Three years after being bought by EMC, VMware is going public.
EMC announced plans Wednesday to offer 10 per cent of its virtualisation software subsidiary in an initial public offering (IPO).
The offering will "unlock more of VMware's value for EMC shareholders," and help the company "retain and attract the software industry's top talent," EMC chairman, president, and CEO, Joe Tucci, said in a statement.
"We think now is the point where the planets are aligned and this makes sense," Tucci said on a conference call with financial analysts.
When EMC acquired VMware in 2004, it had 300 employees; today it has 3000, he said. "The growth rate of this company has been phenomenal."
EMC plans to file a registration statement with the US Securities and Exchange Commission in late March or early April for the planned IPO, and the shares could be available for sale some time in the second quarter, executive vice-president and chief financial officer of EMC, David Goulden, said.
The shares to be put on the market will be new shares, not ones already owned by EMC, Goulden said. The proceeds will "provide VMware with the financial resources it needs to achieve its full growth potential and provide EMC with the potential to return a portion of the original investment in VMware to EMC shareholders, while enabling them to continue to enjoy the vast majority ownership in this strategic and fast-growing business," Goulden said.
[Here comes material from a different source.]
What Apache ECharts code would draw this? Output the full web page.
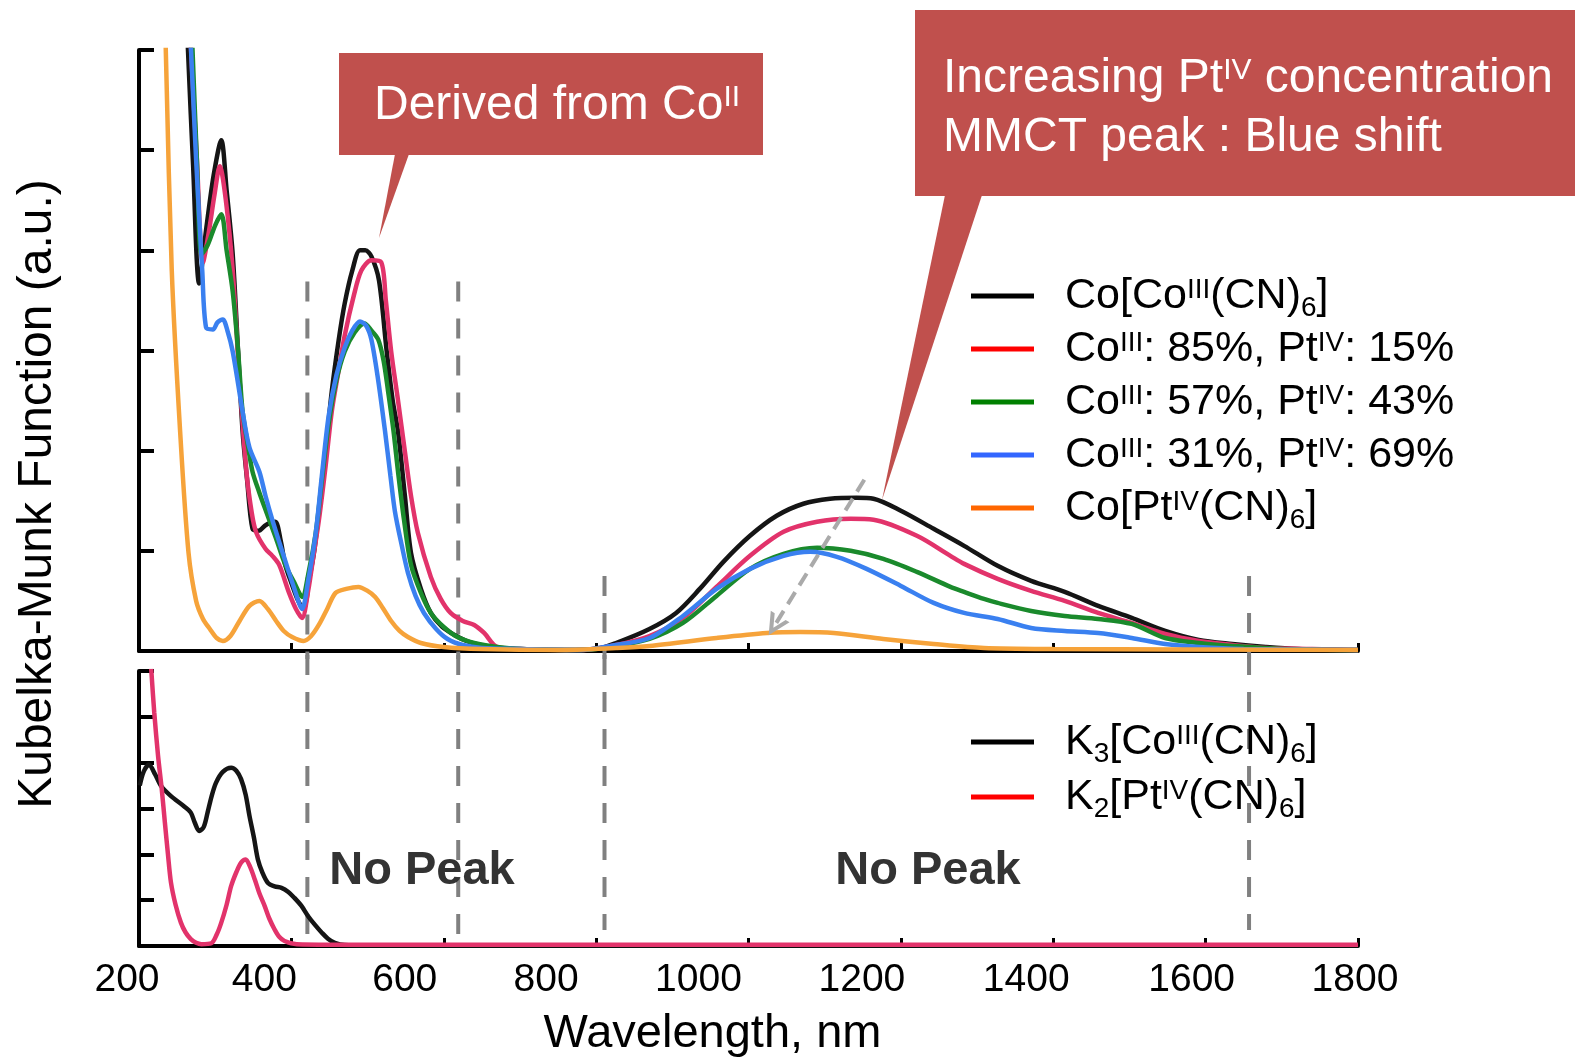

Virtualisation, which allows a server to better run multiple applications simultaneously, has helped businesses reduce the number of servers they need, reduce their energy consumption and assist in data center disaster recovery efforts, said Diane Greene, who founded VMware in 1998. She is president of VMware and executive vice-president of EMC.
"The IPO is a powerful way for us to accelerate our vision of a pervasive, industry standard virtual infrastructure. We see an incredible opportunity ahead of us," Greene said.
More than 10 per cent of new x86 server workloads are running on VMware virtualisation software, and VMware is used by more than 20,000 customers, Greene said.
Analysts have recently speculated on whether EMC would spin off VMware, principal IT advisor with research firm Illuminata, Gordon Haff, said.
"EMC wants to get some of the money while VMware is clearly a hot property," he said. "On the other hand, they clearly want to retain a very large chunk of VMware."
EMC's stock (EMC) has been stuck in the $US10-$US15 range for the last three years. The IPO was announced after the New York Stock Exchange closed for the day. In after-hours trading, EMC shares rose $0.91 to $14.55.
Tucci's comments about unlocking VMware's value "might be less politely phrased as 'hopefully getting the shareholders off my butt,'" Haff said.
VMware is an early leader in one of the IT industry's hottest market segments. The company's revenue was up 83 percent in 2006, totalling $709 million, EMC said.
The IPO should generate capital for VMware to invest in innovation, Technology Business Research analyst, Allan Krans, said. Although VMware is the industry leader in server virtualisation software, Microsoft is expected to introduce an update of its Microsoft Virtual Server in the fourth quarter of 2007, which could increase competitive pressure on VMware.